七
唯一、そんな気違いになった私を気にかけてくれたのがCさんでした。Cさんは遅れていた分のノートを見せてくれました。共に弁当を食べてくれました。ただ、いえ、不満はないのですが、Cさんの発言の中に、所々、気持ち悪い、下心のようなものを感じずにはいられませんでした。
翌る日、私はCさんと共に家庭科室に向かっていました。なんでも、時間割が変わったとかで、私は知らなかったのですが、Cさんがそう言うので、ついていきました。しかし、そこにつくと、誰もいませんでした。先にいるはずの先生も、颯爽と移動する委員長もいません。私はそこに不気味さを感じました。
「ずっと、君を目で追いかけていたんだ。気がついたら、家まで知っちゃって、でも、話しかけるのも、どうすればいいか分からなくて、ただ、追いかけていたんだ。」
「だから、私のことを知っていたの。」
彼はきっと、私より気が狂っているのでしょう。
「ああ、でも、やっと、高校生になってから、話せるようになって。嬉しかったんだ。だから、よかったら、僕と恋人になってくれないかな。」
気違いはどこにだっているのでしょう。私はまた、関わる人を間違えたのでしょうか。ただ、彼が不快で不快で、たまりませんでした。気違い女は、気違いの男を引き寄せるのでしょうか。
「いえ、私は誰かと恋人になるつもりはない。あなたもそう。きっと、私より、うんと綺麗で、頭が良い、清楚な人と付き合えると思う。お世辞でも、断り文句でもなく、そう思う。」
彼は烈火のごとく怒り狂いました。

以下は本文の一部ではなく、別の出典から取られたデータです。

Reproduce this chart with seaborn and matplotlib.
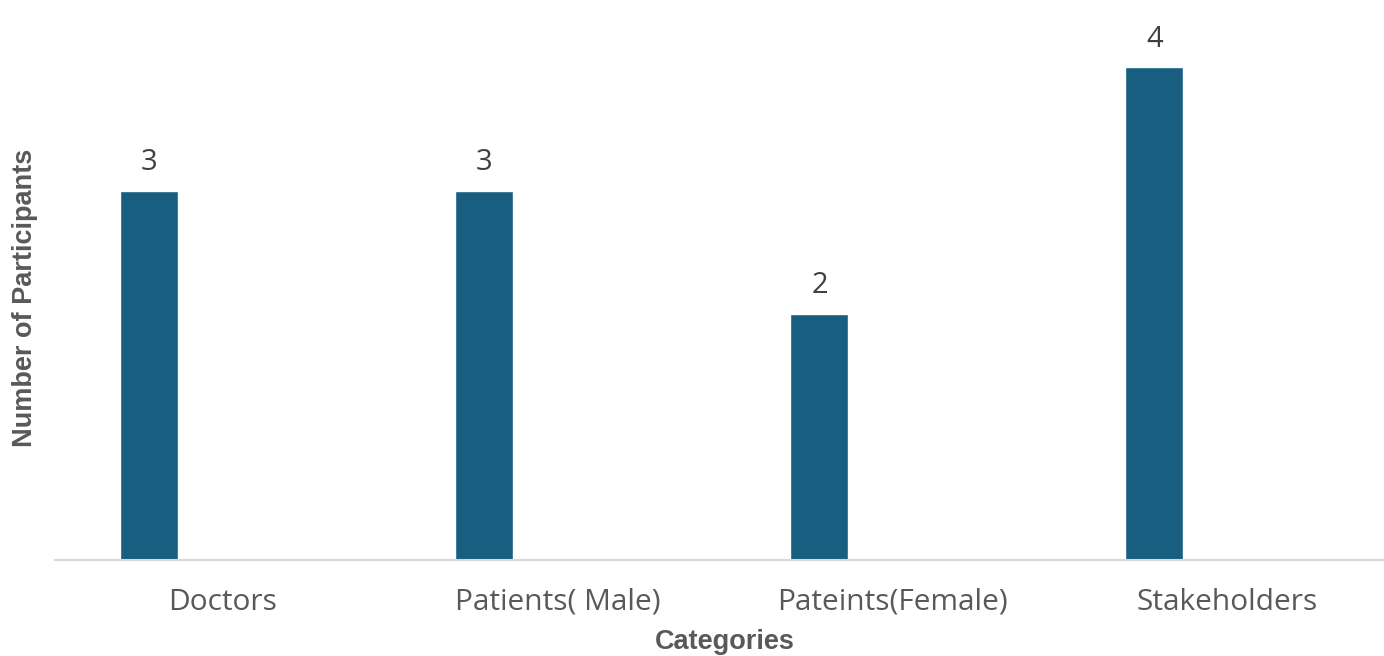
import pandas as pd
import seaborn as sns
import matplotlib.pyplot as plt

# data
categories = ['Doctors', 'Patients( Male)', 'Pateints(Female)', 'Stakeholders']
participants = [3, 3, 2, 4]

df = pd.DataFrame({'category': categories, 'participants': participants})

sns.set_style('white')
plt.rcParams['font.family'] = ['Liberation Sans', 'DejaVu Sans']

fig = plt.figure(figsize=(13.84, 6.56), dpi=100)
ax = fig.add_axes([55 / 1384, 96 / 656, 1340 / 1384, 548 / 656])

bar_color = '#175e80'
sns.barplot(data=df, x='category', y='participants', color=bar_color,
            width=0.173, saturation=1, ax=ax)

# bars sit left of the category centre (empty second series in the original)
offset = 0.218
for p in ax.patches:
    p.set_x(p.get_x() - offset)

for p, v in zip(ax.patches, participants):
    ax.text(p.get_x() + p.get_width() / 2, v + 0.11, str(v),
            ha='center', va='bottom', fontsize=21, color='#404040',
            family=['Open Sans', 'DejaVu Sans'])

ax.set_xlim(-0.5, 3.5)
ax.set_ylim(0, 4.45)
ax.set_yticks([])
sns.despine(ax=ax, left=True)
ax.spines['bottom'].set_color('#d9d9d9')
ax.spines['bottom'].set_linewidth(1.5)
ax.tick_params(axis='x', length=0, labelsize=21.5, labelcolor='#595959', pad=20)
for lab in ax.get_xticklabels():
    lab.set_family(['Open Sans', 'DejaVu Sans'])

ax.set_xlabel('Categories', fontsize=19.5, fontweight='bold', color='#595959', labelpad=9)
ax.set_ylabel('Number of Participants', fontsize=19.5, fontweight='bold', color='#595959')
ax.yaxis.set_label_coords(-17 / 1340, 0.478)

fig.savefig('out.png', dpi=100)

ああ、やはり気違いだ、ああ、こんな時にも姉の姿が目に浮かぶのだ、と、そう思う他なく、ただ、彼に同情し、また強姦されるのではないかと、ただ、何の感情も湧かず、彼を見つめました。
「ああ、お前は、気違いで、僕以外、お前を理解できないだろう。なのに、何故?僕は、お前に、ノートだって、範囲だって教えた筈だ。なのに、何故?」
「感謝はしているんだ。ただ、それとはまた別というか、それはただの、押し売りじゃないか。」
「押し売りだろうか。でも、僕は、尽くしてきたんだ。お前が、無頼漢につけられていたら、警察を呼んだ。金に困ったら、金を家に置いてきた。飯を食わせて貰えなかったら、宅配を頼んでやっただろう。それを、お前はただの変質者だと、決めつけた!それに対して、僕は、怒らなかった!こんなにも、優しい男は、いない。」
彼はもう、人間ではありませんでした。ただの、動物に過ぎません。凶暴で、目先の利益だけの、比較的知能の低い、肉食動物です。
ただただ、そこから逃げ出したいばかりで、チャイムもなっていたので、ドアを思いっきり叩き、大きな物音を出しました。ちょうどそこを通った先生に注意され、教室に戻されました。彼は、目の焦点が合っていなかったとかで、精神病院に入院することになりました。それは、私にとって、学校が少し平穏になることでした。
姉は、こんな思いをしたのでしょうか。いえ、ありえない、こんな気違い、見たこともないでしょう。これが、私が姉になれない理由なのです。